Wine Tasting Part 4

Wine Tasting Part 4

Welcome to Vine to Wine this is your host Linda Moran, and today we are continuing our series exploring the basics of tasting and understanding wine. Yesterday we talked about the importance of smelling wine and the role our sense of smell has in our ability to perceive flavor. It is perhaps the single most valuable sense when it comes to enjoying wine. This is why so much emphasis is placed upon swirling and smelling prior to actually tasting. The written descriptions of wines are an analogy of what the wine is similar to, rather than a literal accounting of what is in the wine. When a wine is described as pineapple in character, is it doesn't have pineapple in it. What it does share are some of the same chemistry of smells that pineapple has and consequently reminds us of pineapple.
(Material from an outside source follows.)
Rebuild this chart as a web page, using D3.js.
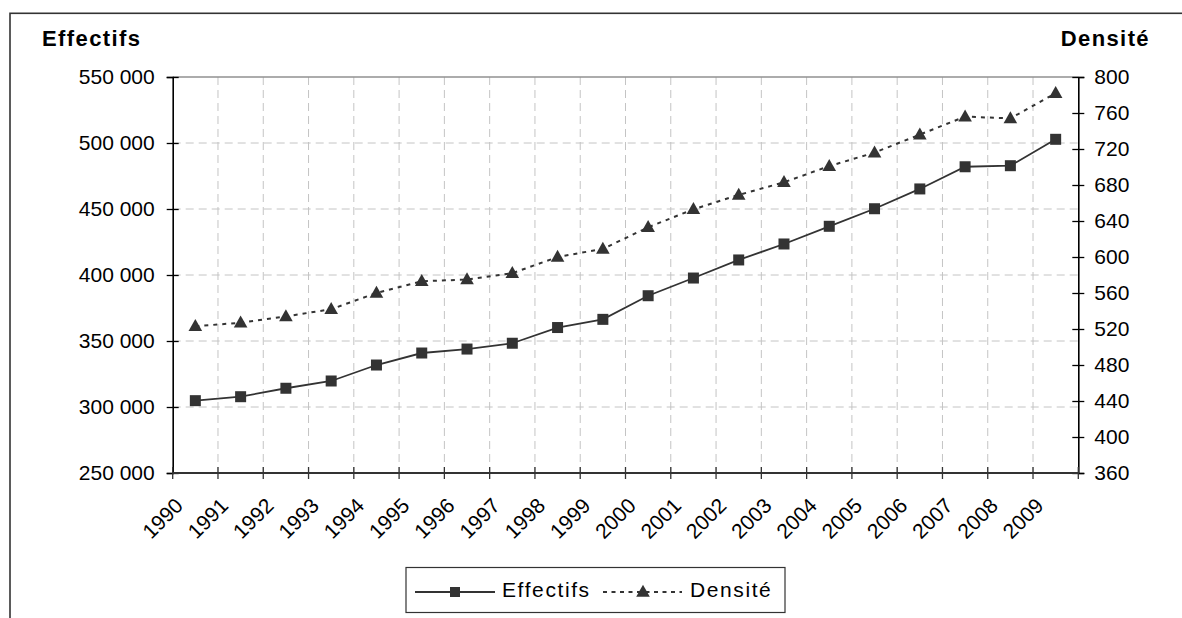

As you swirl your wine and take in the smells try to narrow it down to things you are familiar. In other words, if you do not know what a cumquat smells like, you would not use that as a term to describe the wine. Thus, when you read a description of a wine including terms that you are not familiar, the likelihood of you finding other scents is bound to happen. That is why in a group the participants do not always agree on one description for a wine. We all have different points of reference. Listen in tomorrow as we conclude our series of understanding more about tasting wine and thank you for joining me on today's Vine to Wine.